- Exercise description
Your answer should be one number: how many lines of the data include the string "that"?

- Information shown
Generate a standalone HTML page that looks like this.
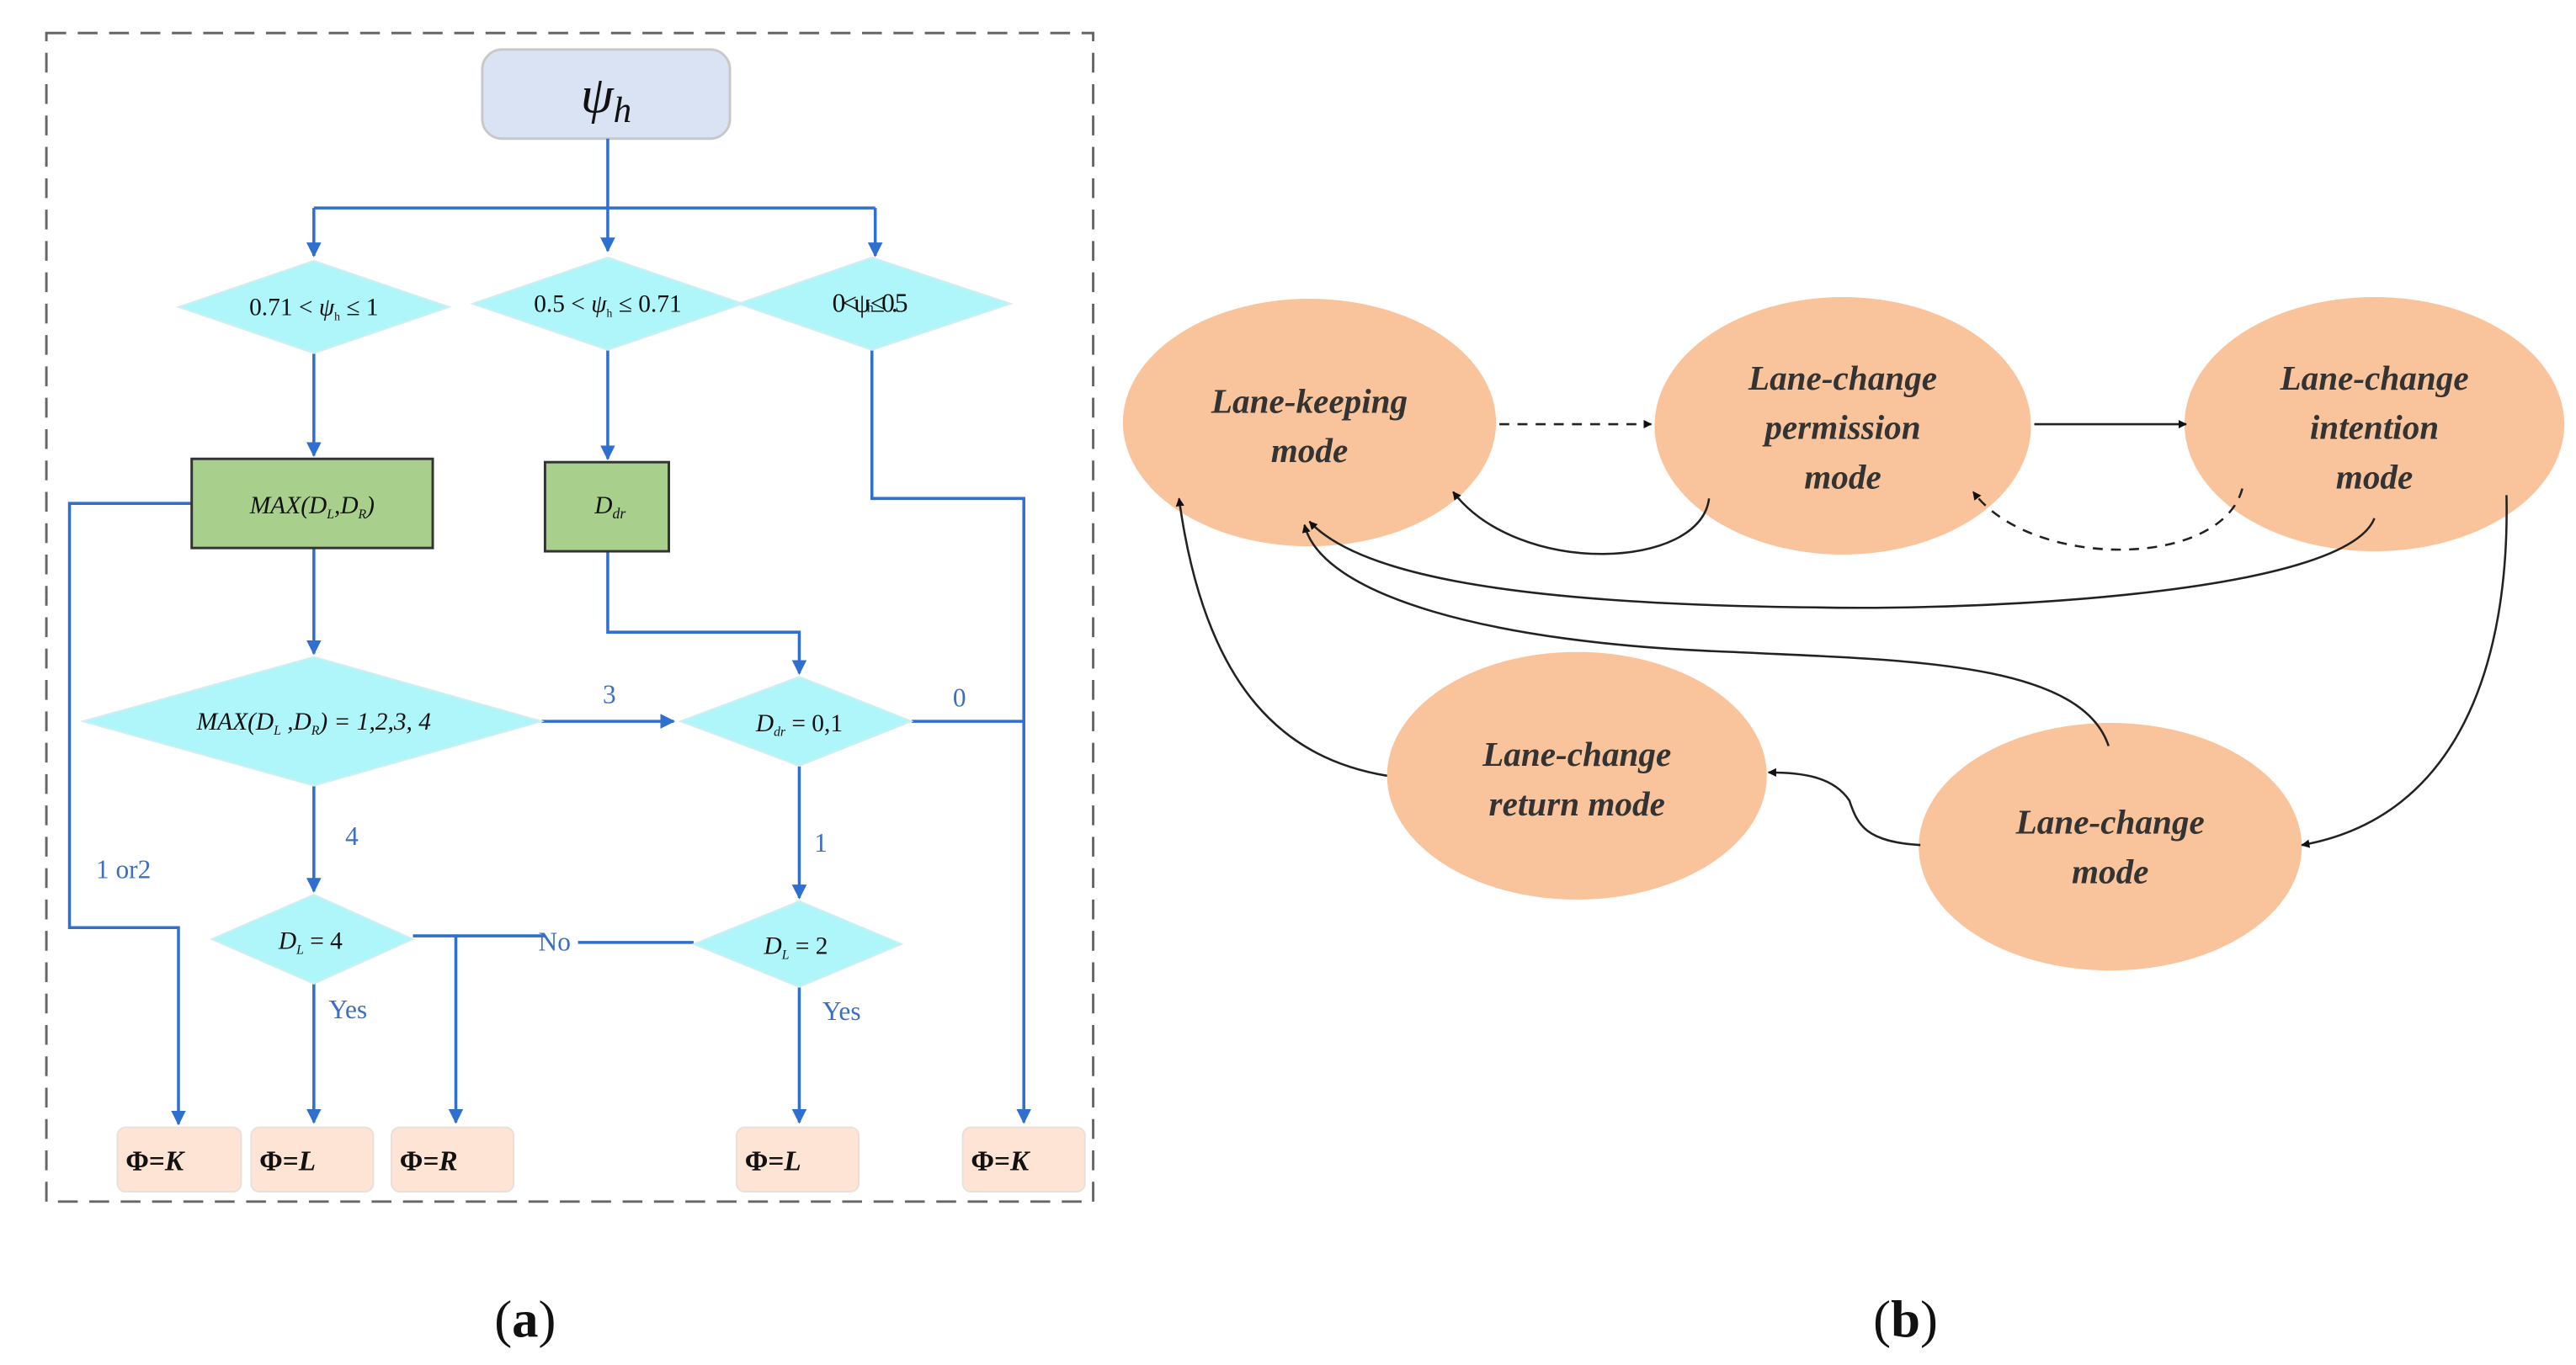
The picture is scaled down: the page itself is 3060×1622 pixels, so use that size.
<!DOCTYPE html>
<html><head><meta charset="utf-8"><style>
html,body{margin:0;padding:0;background:#fff;}
svg{display:block;}
.ft{font-family:"Liberation Serif",serif;font-size:15px;fill:#111;font-style:italic;}
.lb{font-family:"Liberation Serif",serif;font-size:16px;fill:#3a6fc4;}
.et{font-family:"Liberation Serif",serif;font-size:21px;font-weight:bold;font-style:italic;fill:#333;text-anchor:middle;}
</style></head><body>
<svg width="3060" height="1622" viewBox="0 0 1560 827" xmlns="http://www.w3.org/2000/svg">
<defs>
<marker id="ab" viewBox="0 0 10 10" refX="9" refY="5" markerWidth="5" markerHeight="5" orient="auto"><path d="M0,0L10,5L0,10z" fill="#2f6fd0"/></marker>
<marker id="ak" viewBox="0 0 10 10" refX="9" refY="5" markerWidth="4" markerHeight="4" orient="auto"><path d="M0,0L10,5L0,10z" fill="#111"/></marker>
</defs>
<!-- left panel -->
<rect x="28" y="20" width="634" height="708" fill="none" stroke="#666" stroke-width="1.5" stroke-dasharray="12,7"/>
<rect x="292" y="30" width="150" height="54" rx="12" fill="#dae3f3" stroke="#c8c8c8" stroke-width="1.5"/>
<text x="367" y="68" font-family="Liberation Serif,serif" font-size="32" font-style="italic" text-anchor="middle" fill="#111">ψ<tspan font-size="22" dy="6">h</tspan></text>
<g stroke="#2f6fd0" stroke-width="1.8" fill="none">
<path d="M368,84V152" marker-end="url(#ab)"/>
<path d="M190,126H530"/>
<path d="M190,126V155" marker-end="url(#ab)"/>
<path d="M530,126V155" marker-end="url(#ab)"/>
<path d="M190,214V276" marker-end="url(#ab)"/>
<path d="M368,212V278" marker-end="url(#ab)"/>
<path d="M528,212V302H620V680" marker-end="url(#ab)"/>
<path d="M116,305H42V562H108V681" marker-end="url(#ab)"/>
<path d="M190,332V396" marker-end="url(#ab)"/>
<path d="M368,334V383H484V408" marker-end="url(#ab)"/>
<path d="M328,437H408" marker-end="url(#ab)"/>
<path d="M552,437H620"/>
<path d="M190,476V540" marker-end="url(#ab)"/>
<path d="M484,464V544" marker-end="url(#ab)"/>
<path d="M250,567H276V680" marker-end="url(#ab)"/>
<path d="M276,567H330M350,571H420"/>
<path d="M190,596V680" marker-end="url(#ab)"/>
<path d="M484,598V680" marker-end="url(#ab)"/>
</g>
<g fill="#aff6fa" stroke="#d0eef0" stroke-width="1">
<polygon points="108,186 190,158 272,186 190,214"/>
<polygon points="286,184 368,156 450,184 368,212"/>
<polygon points="447,184 528,156 612,184 528,212"/>
<polygon points="50,437 190,398 328,437 190,476"/>
<polygon points="412,437 484,410 552,437 484,464"/>
<polygon points="128,569 190,542 250,569 190,596"/>
<polygon points="420,572 484,546 546,572 484,598"/>
</g>
<rect x="116" y="278" width="146" height="54" fill="#a9cf8c" stroke="#333" stroke-width="1.5"/>
<rect x="330" y="280" width="75" height="54" fill="#a9cf8c" stroke="#333" stroke-width="1.5"/>
<text class="ft" x="189" y="311" text-anchor="middle">MAX(D<tspan font-size="8" dy="3">L</tspan><tspan dy="-3">,D</tspan><tspan font-size="8" dy="3">R</tspan><tspan dy="-3">)</tspan></text>
<text class="ft" x="360" y="311" font-size="18">D<tspan font-size="9" dy="3">dr</tspan></text>
<text x="190" y="191" font-family="Liberation Serif,serif" font-size="15" text-anchor="middle" fill="#111">0.71 &lt; <tspan font-style="italic">ψ</tspan><tspan font-size="7" dy="3">h</tspan><tspan dy="-3"> ≤ 1</tspan></text>
<text x="368" y="189" font-family="Liberation Serif,serif" font-size="15" text-anchor="middle" fill="#111">0.5 &lt; <tspan font-style="italic">ψ</tspan><tspan font-size="7" dy="3">h</tspan><tspan dy="-3"> ≤ 0.71</tspan></text>
<text x="504" y="189" font-family="Liberation Serif,serif" font-size="16" fill="#111" letter-spacing="-2">0&lt;ψ<tspan font-size="8">h</tspan>≤0.5</text>
<text class="ft" x="190" y="442" text-anchor="middle">MAX(D<tspan font-size="8" dy="3">L</tspan><tspan dy="-3"> ,D</tspan><tspan font-size="8" dy="3">R</tspan><tspan dy="-3">) = 1,2,3, 4</tspan></text>
<text class="ft" x="484" y="443" text-anchor="middle" font-size="17">D<tspan font-size="8" dy="3">dr</tspan><tspan dy="-3" font-style="normal"> = 0,1</tspan></text>
<text class="ft" x="188" y="575" text-anchor="middle" font-size="17">D<tspan font-size="8" dy="3">L</tspan><tspan dy="-3" font-style="normal"> = 4</tspan></text>
<text class="ft" x="482" y="578" text-anchor="middle" font-size="17">D<tspan font-size="8" dy="3">L</tspan><tspan dy="-3" font-style="normal"> = 2</tspan></text>
<text class="lb" x="365" y="426">3</text>
<text class="lb" x="577" y="428">0</text>
<text class="lb" x="209" y="512">4</text>
<text class="lb" x="493" y="516">1</text>
<text class="lb" x="58" y="532">1 or2</text>
<text class="lb" x="326" y="576">No</text>
<text class="lb" x="199" y="617">Yes</text>
<text class="lb" x="498" y="618">Yes</text>
<g fill="#fde4d4" stroke="#e8e0dc" stroke-width="1">
<rect x="71" y="683" width="75" height="39" rx="5"/>
<rect x="152" y="683" width="74" height="39" rx="5"/>
<rect x="237" y="683" width="74" height="39" rx="5"/>
<rect x="446" y="683" width="74" height="39" rx="5"/>
<rect x="583" y="683" width="74" height="39" rx="5"/>
</g>
<g font-family="Liberation Serif,serif" font-size="17" font-weight="bold" fill="#111">
<text x="76" y="709">Φ=<tspan font-style="italic">K</tspan></text>
<text x="157" y="709">Φ=<tspan font-style="italic">L</tspan></text>
<text x="242" y="709">Φ=<tspan font-style="italic">R</tspan></text>
<text x="451" y="709">Φ=<tspan font-style="italic">L</tspan></text>
<text x="588" y="709">Φ=<tspan font-style="italic">K</tspan></text>
</g>
<!-- right panel -->
<g fill="#f9c49b">
<ellipse cx="793" cy="256" rx="113" ry="75"/>
<ellipse cx="1116" cy="258" rx="114" ry="78"/>
<ellipse cx="1438" cy="257" rx="115" ry="77"/>
<ellipse cx="955" cy="470" rx="115" ry="75"/>
<ellipse cx="1278" cy="513" rx="116" ry="75"/>
</g>
<g stroke="#222" stroke-width="1.3" fill="none">
<path d="M908,257H1000" stroke-dasharray="6,5" marker-end="url(#ak)"/>
<path d="M1232,257H1324" marker-end="url(#ak)"/>
<path d="M1035,302C1030,345 920,350 880,298" marker-end="url(#ak)"/>
<path d="M1358,296C1345,345 1230,345 1195,298" stroke-dasharray="6,5" marker-end="url(#ak)"/>
<path d="M1438,314C1420,360 1200,370 1100,368C900,366 820,345 793,316" marker-end="url(#ak)"/>
<path d="M1277,452C1260,400 1150,400 1050,395C900,390 800,360 790,318" marker-end="url(#ak)"/>
<path d="M1518,300C1520,400 1490,495 1394,512" marker-end="url(#ak)"/>
<path d="M1163,512C1130,510 1125,500 1120,485C1110,470 1090,468 1071,468" marker-end="url(#ak)"/>
<path d="M840,470C780,460 730,420 714,302" marker-end="url(#ak)"/>
</g>
<text class="et" x="793" y="250">Lane-keeping</text>
<text class="et" x="793" y="280">mode</text>
<text class="et" x="1116" y="236">Lane-change</text>
<text class="et" x="1116" y="266">permission</text>
<text class="et" x="1116" y="296">mode</text>
<text class="et" x="1438" y="236">Lane-change</text>
<text class="et" x="1438" y="266">intention</text>
<text class="et" x="1438" y="296">mode</text>
<text class="et" x="955" y="464">Lane-change</text>
<text class="et" x="955" y="494">return mode</text>
<text class="et" x="1278" y="505">Lane-change</text>
<text class="et" x="1278" y="535">mode</text>
<text x="318" y="810" font-family="Liberation Serif,serif" font-size="32" text-anchor="middle" fill="#111">(<tspan font-weight="bold">a</tspan>)</text>
<text x="1154" y="810" font-family="Liberation Serif,serif" font-size="32" text-anchor="middle" fill="#111">(<tspan font-weight="bold">b</tspan>)</text>
</svg>
</body></html>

- Answer in full
2